RSD recognition, validation and authentication continues (step 416) until each of the RSDs 116 operating within a broadcast group 120 are identified and processed as appropriate. When an RSD 116 is properly authenticated, data communications proceed as appropriate. Communications may include data packets (step 418) and/or control packets (step 420) for configuring the actions taken by one or more recipient RSDs 116. For standard data communications (step 418), SCADA information between the secure interfaces of HSD 102 and RSD 116 in a secure manner, or in “pass-through” mode. As briefly described above, data transmitted in “pass through” mode is not typically encrypted, but rather is sent “in the clear”. While such transmissions may be susceptible to interception and/or tampering, “pass through” messages may be used to efficiently transmit non-sensitive information and the like. For information sent in secure mode, the transmitting security device appropriately encrypts the SCADA information stream using an appropriate cryptographic technique to prevent interception or tampering during transmission. Although any block or stream cipher could be used to secure data transmitted in this mode, exemplary embodiments make use of conventional stream ciphers such as the RC4, SOBER, SNOW, LEVIATHON or other cryptography algorithms. In other embodiments, block ciphers such as DES, AES or the like may be used. In still further embodiments, SCADA information is encrypted and immediately transmitted upon receipt of SCADA information; that is, the security device does not wait for a complete SCADA message to be received to begin encrypting and transmitting encrypted data.

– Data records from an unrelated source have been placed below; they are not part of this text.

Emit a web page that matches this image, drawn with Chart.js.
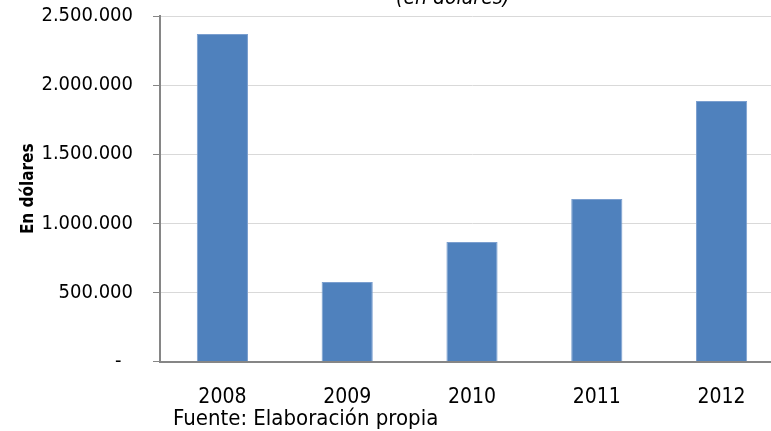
<!DOCTYPE html>
<html lang="es">
<head>
<meta charset="utf-8">
<title>Montos anuales (en dólares)</title>
<script src="https://cdn.jsdelivr.net/npm/chart.js@4.4.1/dist/chart.umd.min.js"></script>
<style>
  html, body { margin: 0; padding: 0; background: #ffffff; overflow: hidden; }
  #wrap { position: relative; width: 784px; height: 431px; }
</style>
</head>
<body>
<div id="wrap"><canvas id="grafico"></canvas></div>
<script>
// Años y montos anuales (dólares)
const anios = ['2008', '2009', '2010', '2011', '2012'];
const montos = [2370000, 575000, 865000, 1176000, 1885000];

// Eje vertical
const ejeMin = 0;
const ejeMax = 2500000;
const ejePaso = 500000;
const tituloEjeY = 'En dólares';
const subtitulo = '(en dólares)';
const fuente = 'Fuente: Elaboración propia';

const FAMILIA = "'DejaVu Sans Condensed', 'Liberation Sans Narrow', sans-serif";

function miles(v) {
  if (v === 0) return '-  ';
  return String(Math.round(v)).replace(/\B(?=(\d{3})+(?!\d))/g, '.');
}

// Textos fuera del área de trazado: subtítulo superior y nota de fuente
const textosExtra = {
  id: 'textosExtra',
  afterDraw(chart) {
    const ctx = chart.ctx;
    ctx.save();
    ctx.fillStyle = '#000000';
    ctx.textBaseline = 'alphabetic';
    ctx.font = 'italic 21px ' + FAMILIA;
    ctx.textAlign = 'center';
    ctx.fillText(subtitulo, 453, 4);
    ctx.font = '22px ' + FAMILIA;
    ctx.textAlign = 'left';
    ctx.fillText(fuente, 173, 425);
    ctx.restore();
  }
};

new Chart(document.getElementById('grafico'), {
  type: 'bar',
  data: {
    labels: anios,
    datasets: [{
      data: montos,
      backgroundColor: '#4f81bd',
      borderColor: '#7b9fcf',
      borderWidth: 1,
      borderSkipped: 'bottom',
      barPercentage: 1,
      categoryPercentage: 0.41
    }]
  },
  options: {
    responsive: true,
    maintainAspectRatio: false,
    animation: false,
    layout: { padding: { top: 16, right: 0, bottom: 0, left: 0 } },
    plugins: {
      legend: { display: false },
      tooltip: { enabled: false }
    },
    scales: {
      x: {
        offset: true,
        grid: { display: false, drawTicks: false },
        border: { display: true, color: '#868686', width: 2 },
        ticks: {
          color: '#000000',
          padding: 23,
          font: { family: FAMILIA, size: 21 }
        },
        afterFit(scale) {
          scale.height = 69.5;
          scale.paddingLeft = 0;
          scale.paddingRight = 0;
        }
      },
      y: {
        min: ejeMin,
        max: ejeMax,
        grid: {
          color: '#d9d9d9',
          lineWidth: 1,
          drawTicks: true,
          tickLength: 7,
          tickColor: '#868686'
        },
        border: { display: true, color: '#868686', width: 2 },
        ticks: {
          stepSize: ejePaso,
          color: '#000000',
          padding: 20,
          font: { family: FAMILIA, size: 20 },
          callback: (v) => miles(v)
        },
        title: {
          display: true,
          text: tituloEjeY,
          color: '#000000',
          font: { family: FAMILIA, size: 17, weight: 'bold' },
          padding: { top: 18, bottom: 0 }
        },
        afterFit(scale) {
          scale.width = 160;
          scale.paddingTop = 0;
          scale.paddingBottom = 0;
        }
      }
    }
  },
  plugins: [textosExtra]
});
</script>
</body>
</html>
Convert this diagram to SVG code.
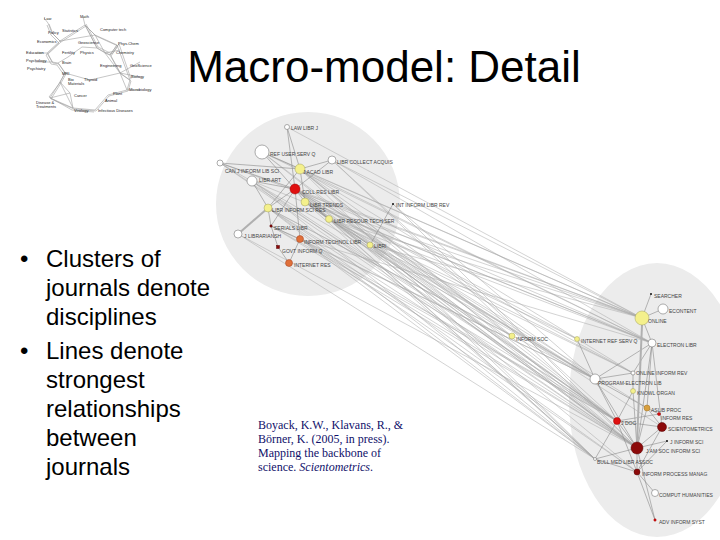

Similarly, received secure data can be readily decrypted and forwarded to the SCADA component associated with the security device before the encrypted data is entirely received at the secure interface. As mentioned above, this immediate processing of received data reduces latency in processing, particularly on large data packets.
Control messages (step 420) may be sent as out-of-band or other messages to provide information, to place a remote security device into a desired operating state, or to provide other instructions to remote security devices as appropriate. In various embodiments, each HSD 102 and RSD 116 scans each message header to identify relevant control messages. Each control message may be formatted according to a pre-defined protocol, with each control data recipient being programmed to recognize and process control data packets as appropriate. Examples of functions that can be carried out by control data packets include information queries (e.g. status requests, “PING” messages and the like), instructions to reboot or reformat a remote device, software/firmware upgrades and the like. In various embodiments, RSDs 116 may be configured to “self destruct” (e.g. to become inoperable, or at least disable secure communication capability) in response to a control data packet encrypted with a particular key or otherwise formatted in an appropriate manner. Control data packets may also be used to request and transfer video images from camera 122, database 314 and/or another source as appropriate. Many other control features could be implemented in a wide array of alternate but equivalent embodiments.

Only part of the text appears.